Solutions to municipal solid waste management are varied, and rely on two general approaches: targeting a reduction or diversion of waste at the collection point, and disposing of collected waste through various technological methods. The former method can be seen in public education programs, and recycling initiatives such as ‘blue box’ programs which can collect paper, plastic, and aluminum for recycling, as well as organic waste for compost.
Technology-based disposal methods included gasification of solid waste, which can produce electricity while incinerating waste. This avoids many of the air pollutants associated with traditional thermal incineration, although incineration has been the favoured disposal method employed in China recently.
Richway Environmental Technologies Ltd. is one Canadian company which has successfully engaged in the waste management market in China. The Richmond, BC-based firm has several projects underway in China, including an industrial waste incinerator, two municipal waste combustors, and a landfill leachate treatment facility – all four are government owned. The company is also engaged in a joint venture to construct a municipal solid waste facility in Guangdong Province, and is planning several other waste projects in China.

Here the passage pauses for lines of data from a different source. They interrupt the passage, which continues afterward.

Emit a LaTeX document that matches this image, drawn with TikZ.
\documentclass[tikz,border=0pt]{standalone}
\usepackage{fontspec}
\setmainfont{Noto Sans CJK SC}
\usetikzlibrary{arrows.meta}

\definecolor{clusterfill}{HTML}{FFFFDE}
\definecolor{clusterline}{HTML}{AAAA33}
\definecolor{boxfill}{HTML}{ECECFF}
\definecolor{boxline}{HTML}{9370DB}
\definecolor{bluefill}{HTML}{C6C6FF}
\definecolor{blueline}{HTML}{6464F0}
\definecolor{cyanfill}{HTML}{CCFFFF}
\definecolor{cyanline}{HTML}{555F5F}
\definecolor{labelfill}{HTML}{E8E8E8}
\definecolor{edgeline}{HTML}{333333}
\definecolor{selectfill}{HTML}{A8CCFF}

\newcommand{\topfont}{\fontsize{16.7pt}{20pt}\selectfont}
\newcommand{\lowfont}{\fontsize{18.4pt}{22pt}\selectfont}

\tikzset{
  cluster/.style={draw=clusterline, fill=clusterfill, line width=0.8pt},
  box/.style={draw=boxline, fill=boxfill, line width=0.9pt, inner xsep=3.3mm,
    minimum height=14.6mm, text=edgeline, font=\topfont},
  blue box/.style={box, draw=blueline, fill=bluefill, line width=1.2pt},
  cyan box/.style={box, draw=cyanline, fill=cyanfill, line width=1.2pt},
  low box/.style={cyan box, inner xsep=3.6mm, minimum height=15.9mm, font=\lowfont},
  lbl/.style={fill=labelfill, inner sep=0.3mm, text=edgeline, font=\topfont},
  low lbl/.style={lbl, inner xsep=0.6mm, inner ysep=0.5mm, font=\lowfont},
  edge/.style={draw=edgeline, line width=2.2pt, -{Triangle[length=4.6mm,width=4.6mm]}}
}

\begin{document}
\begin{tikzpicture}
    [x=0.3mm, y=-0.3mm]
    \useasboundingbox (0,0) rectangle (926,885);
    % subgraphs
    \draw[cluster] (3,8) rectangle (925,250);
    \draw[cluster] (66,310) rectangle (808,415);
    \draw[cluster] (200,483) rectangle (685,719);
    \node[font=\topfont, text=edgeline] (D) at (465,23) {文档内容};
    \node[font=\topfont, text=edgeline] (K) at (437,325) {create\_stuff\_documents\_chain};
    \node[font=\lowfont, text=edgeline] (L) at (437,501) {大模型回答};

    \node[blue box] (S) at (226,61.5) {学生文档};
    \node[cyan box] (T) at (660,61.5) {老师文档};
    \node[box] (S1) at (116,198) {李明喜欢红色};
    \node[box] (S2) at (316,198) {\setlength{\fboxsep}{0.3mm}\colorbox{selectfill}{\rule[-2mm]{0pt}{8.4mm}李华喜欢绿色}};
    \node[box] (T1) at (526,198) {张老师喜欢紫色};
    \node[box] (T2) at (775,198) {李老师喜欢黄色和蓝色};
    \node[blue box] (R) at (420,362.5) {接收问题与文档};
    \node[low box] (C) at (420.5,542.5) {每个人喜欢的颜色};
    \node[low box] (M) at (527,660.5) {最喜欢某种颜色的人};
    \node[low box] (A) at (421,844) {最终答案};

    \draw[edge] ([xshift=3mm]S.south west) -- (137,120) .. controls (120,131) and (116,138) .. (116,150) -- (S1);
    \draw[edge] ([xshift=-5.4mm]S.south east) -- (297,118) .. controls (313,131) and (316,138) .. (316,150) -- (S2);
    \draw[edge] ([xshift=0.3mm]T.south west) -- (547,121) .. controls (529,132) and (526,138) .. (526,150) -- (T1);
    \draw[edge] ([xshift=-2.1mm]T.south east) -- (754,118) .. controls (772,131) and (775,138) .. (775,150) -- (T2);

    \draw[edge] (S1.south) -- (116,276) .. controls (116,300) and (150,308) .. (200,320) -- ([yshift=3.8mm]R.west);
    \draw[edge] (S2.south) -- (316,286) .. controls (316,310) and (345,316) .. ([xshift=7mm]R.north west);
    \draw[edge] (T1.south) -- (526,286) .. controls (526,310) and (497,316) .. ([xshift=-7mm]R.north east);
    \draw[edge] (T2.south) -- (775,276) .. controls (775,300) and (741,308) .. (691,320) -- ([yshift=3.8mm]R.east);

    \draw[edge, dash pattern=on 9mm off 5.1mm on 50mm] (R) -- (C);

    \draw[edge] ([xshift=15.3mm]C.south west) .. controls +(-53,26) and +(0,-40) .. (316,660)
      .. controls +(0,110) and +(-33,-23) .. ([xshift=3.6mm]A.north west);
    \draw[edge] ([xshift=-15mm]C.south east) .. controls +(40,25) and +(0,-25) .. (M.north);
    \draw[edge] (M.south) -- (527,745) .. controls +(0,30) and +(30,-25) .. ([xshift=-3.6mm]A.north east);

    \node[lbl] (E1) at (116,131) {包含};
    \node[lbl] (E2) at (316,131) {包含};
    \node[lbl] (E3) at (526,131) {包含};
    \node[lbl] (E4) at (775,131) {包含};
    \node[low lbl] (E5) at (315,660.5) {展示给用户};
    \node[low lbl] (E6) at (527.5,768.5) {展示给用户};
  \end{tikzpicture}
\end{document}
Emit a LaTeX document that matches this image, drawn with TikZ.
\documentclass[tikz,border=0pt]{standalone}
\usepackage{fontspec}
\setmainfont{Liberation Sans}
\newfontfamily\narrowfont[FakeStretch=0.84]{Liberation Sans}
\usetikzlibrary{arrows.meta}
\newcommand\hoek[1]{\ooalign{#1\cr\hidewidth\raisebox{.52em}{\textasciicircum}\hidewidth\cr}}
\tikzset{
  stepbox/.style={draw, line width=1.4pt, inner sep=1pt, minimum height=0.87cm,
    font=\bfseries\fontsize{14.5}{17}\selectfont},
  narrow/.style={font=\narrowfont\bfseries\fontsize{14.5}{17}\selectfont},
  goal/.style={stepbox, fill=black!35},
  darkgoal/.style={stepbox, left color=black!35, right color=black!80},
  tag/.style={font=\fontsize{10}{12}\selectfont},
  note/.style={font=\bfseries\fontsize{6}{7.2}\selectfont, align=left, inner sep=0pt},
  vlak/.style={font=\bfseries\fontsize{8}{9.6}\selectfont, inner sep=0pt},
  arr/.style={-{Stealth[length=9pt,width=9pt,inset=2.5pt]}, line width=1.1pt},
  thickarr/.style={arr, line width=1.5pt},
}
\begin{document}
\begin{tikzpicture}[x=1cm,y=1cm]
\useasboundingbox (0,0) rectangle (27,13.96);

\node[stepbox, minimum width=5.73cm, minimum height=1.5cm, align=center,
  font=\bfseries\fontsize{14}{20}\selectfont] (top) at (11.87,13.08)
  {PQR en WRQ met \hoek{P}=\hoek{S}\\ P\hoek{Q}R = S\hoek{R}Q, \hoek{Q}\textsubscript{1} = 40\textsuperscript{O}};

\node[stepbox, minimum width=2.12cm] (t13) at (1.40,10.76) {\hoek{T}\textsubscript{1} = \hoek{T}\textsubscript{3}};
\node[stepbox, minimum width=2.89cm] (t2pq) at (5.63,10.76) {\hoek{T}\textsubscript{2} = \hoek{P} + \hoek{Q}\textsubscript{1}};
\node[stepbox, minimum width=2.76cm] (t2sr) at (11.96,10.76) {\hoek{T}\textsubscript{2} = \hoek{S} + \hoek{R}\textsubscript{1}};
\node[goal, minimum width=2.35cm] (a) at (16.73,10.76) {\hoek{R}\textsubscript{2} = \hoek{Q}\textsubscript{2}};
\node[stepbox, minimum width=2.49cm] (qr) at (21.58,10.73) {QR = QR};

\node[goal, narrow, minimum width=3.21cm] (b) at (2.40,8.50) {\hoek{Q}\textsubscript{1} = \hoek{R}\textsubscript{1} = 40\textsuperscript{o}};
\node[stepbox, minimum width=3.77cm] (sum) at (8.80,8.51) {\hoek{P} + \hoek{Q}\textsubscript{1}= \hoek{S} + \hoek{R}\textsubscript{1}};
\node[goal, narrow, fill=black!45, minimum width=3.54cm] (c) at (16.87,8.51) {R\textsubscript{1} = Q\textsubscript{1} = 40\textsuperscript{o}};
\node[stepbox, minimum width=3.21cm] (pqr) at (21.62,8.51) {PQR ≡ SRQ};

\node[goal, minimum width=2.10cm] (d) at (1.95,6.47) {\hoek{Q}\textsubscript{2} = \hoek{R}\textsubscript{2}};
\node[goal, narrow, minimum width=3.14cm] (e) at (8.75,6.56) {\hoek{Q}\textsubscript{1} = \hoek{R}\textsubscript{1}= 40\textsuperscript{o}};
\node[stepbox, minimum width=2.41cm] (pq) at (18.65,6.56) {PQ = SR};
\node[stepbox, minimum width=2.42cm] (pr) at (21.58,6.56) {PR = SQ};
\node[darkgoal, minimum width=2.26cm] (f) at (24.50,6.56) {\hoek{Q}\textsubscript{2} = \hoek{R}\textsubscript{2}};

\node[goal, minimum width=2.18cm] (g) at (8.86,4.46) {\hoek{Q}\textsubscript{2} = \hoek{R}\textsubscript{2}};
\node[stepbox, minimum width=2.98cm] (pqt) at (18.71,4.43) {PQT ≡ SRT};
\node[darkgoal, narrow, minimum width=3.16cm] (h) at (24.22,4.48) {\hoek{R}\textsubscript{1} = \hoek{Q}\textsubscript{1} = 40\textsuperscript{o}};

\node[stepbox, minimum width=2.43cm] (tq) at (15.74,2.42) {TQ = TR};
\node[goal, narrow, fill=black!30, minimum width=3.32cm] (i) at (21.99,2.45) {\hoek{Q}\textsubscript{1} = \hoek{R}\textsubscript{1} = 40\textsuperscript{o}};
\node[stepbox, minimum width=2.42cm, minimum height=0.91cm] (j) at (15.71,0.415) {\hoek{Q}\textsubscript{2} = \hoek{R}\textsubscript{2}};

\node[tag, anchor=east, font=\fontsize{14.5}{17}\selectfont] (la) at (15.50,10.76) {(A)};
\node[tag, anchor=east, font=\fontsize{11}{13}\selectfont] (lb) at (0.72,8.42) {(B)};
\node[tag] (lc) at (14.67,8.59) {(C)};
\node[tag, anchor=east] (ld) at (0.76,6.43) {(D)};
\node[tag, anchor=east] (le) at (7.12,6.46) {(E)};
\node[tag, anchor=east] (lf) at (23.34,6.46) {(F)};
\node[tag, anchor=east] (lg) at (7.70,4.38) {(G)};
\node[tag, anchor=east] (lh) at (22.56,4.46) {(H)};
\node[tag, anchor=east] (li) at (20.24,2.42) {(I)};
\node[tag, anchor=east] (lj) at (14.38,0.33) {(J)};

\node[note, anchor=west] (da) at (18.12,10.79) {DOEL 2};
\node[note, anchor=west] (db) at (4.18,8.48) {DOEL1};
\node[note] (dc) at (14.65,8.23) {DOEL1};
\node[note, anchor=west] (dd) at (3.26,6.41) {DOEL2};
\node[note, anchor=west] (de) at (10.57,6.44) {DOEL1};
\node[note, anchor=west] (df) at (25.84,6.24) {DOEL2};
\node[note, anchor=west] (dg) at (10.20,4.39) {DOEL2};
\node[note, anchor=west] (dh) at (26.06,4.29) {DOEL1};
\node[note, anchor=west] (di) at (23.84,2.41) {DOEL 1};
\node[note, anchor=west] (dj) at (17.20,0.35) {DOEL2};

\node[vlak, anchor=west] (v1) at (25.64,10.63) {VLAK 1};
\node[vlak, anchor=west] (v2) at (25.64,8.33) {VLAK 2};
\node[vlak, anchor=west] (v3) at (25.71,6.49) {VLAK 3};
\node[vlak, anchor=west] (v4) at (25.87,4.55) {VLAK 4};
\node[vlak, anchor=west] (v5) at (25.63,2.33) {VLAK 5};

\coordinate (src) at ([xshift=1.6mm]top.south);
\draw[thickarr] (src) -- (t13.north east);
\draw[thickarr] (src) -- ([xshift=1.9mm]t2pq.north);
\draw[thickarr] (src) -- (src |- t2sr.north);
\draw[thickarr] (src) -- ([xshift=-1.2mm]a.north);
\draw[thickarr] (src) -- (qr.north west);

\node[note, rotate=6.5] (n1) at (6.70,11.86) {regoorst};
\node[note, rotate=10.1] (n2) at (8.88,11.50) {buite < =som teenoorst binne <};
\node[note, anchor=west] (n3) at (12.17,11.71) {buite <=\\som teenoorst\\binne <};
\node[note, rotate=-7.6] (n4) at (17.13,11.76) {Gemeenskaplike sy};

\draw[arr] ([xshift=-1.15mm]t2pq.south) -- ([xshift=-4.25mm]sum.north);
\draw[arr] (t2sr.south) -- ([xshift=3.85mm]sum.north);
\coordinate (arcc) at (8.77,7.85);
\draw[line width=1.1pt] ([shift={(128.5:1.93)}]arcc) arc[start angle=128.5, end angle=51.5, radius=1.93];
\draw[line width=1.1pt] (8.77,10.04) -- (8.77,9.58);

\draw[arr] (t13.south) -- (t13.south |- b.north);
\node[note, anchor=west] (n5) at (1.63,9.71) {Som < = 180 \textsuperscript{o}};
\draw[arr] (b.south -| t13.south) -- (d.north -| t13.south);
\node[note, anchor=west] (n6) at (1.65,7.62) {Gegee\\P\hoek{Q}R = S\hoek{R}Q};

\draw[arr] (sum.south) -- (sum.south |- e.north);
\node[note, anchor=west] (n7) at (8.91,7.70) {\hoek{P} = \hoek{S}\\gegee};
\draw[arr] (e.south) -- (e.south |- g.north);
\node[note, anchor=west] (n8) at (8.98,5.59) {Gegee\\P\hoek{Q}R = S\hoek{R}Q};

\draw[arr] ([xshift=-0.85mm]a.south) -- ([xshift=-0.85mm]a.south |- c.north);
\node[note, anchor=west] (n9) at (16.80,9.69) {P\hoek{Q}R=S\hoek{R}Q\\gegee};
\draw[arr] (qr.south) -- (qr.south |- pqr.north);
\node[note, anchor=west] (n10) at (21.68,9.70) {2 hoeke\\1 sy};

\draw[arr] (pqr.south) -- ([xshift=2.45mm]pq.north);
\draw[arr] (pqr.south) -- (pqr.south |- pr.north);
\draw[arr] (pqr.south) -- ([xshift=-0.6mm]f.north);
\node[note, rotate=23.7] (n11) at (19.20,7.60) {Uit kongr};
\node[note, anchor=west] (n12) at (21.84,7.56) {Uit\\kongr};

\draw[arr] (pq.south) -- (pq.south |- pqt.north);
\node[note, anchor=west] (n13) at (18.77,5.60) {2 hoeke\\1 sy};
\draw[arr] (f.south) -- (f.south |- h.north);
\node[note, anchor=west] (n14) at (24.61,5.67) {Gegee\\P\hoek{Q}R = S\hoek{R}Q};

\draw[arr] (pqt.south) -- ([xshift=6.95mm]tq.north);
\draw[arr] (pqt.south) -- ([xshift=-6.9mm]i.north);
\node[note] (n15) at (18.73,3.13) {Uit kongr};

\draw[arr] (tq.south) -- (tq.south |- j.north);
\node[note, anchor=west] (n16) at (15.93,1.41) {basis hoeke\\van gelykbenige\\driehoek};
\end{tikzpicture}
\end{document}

The U.S Commercial Service reports that recent government budgets have allocated significant resources for environmental technologies for solid waste management.
“China is increasingly using market mechanisms for solid waste management, and are looking abroad for expertise. Foreign companies that enter the market now will be well positioned for future growth,” reports the Service.
Continuing with current trends, there will likely be further growth in the number of incineration projects. Therefore emissions equipment and technologies that help control ash management are good prospects.
Resource recycling technologies also offer potential, though it should noted that many recyclable items are collected by scavengers before they reach the landfill. Metal recycling is the most promising area, as China’s need for raw metals outstrips its current supply.